Bu açıklamaların ardından Doğu Perinçek’in de destek verdiği Ethem Sancak Rusya’da temaslarda bulundu. Rusya televizyonunda konuştu; “Rusya-Ukrayna meselesinde ana suçlu NATO'dur. NATO geçmişten gelen kanserdir, urdur. Teröristleri destekleyen, 2016'da darbeye kalkışan da NATO'dur. Yaptırımlara katılmayacağız çünkü Rusya düşerse Türkiye bölünür, Türkiye düşerse de Rusya için aynı şey geçerli. Rusya ile müttefikiz. S-500 yapacağız, uzaya çıkacağız. 2 gündür Moskova'dayım, 10-20 yıllık stratejik ilişkiler geliştiriyoruz.” dedi.

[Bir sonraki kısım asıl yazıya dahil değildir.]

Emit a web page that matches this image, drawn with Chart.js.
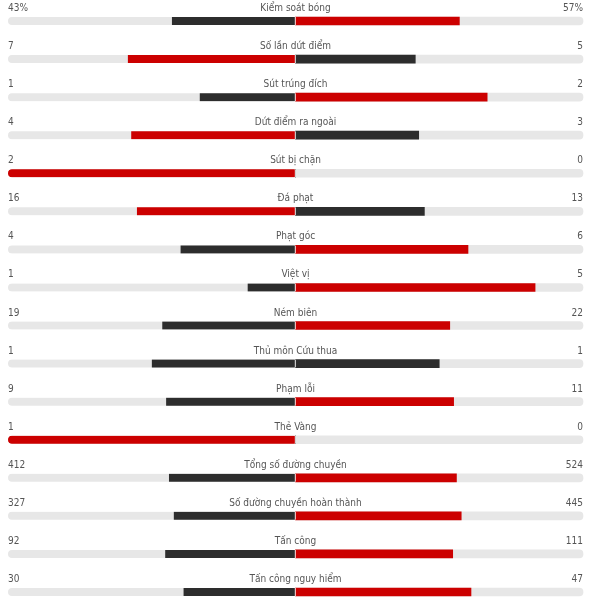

Moskova’daki temaslar sürerken Cumhurbaşkanı Başdanışmanı Yiğit Bulut'tan da bir açıklama geldi; “Soros destekli, Ukrayna halkını ölüme götüren, İsrail itmeli Zelenskiy gerçeğini konuşalım, bir ülke ve halkı kullanılıp atılıyor, algılanana değil gerçeğe bakalım birlikte! Ethem Sancak mükemmel konuşmuş. Mandacı bütün kafalar bulup çok iyi dinlesin!”
Bu tespitler “sırf sorun mucidi” NATO’cu Davutoğlu’nu, NATO sözcüsü Faik Öztrak’ı ve medyadaki borazanlarını fena üzmüş, freni patlak kamyon misali yapmış.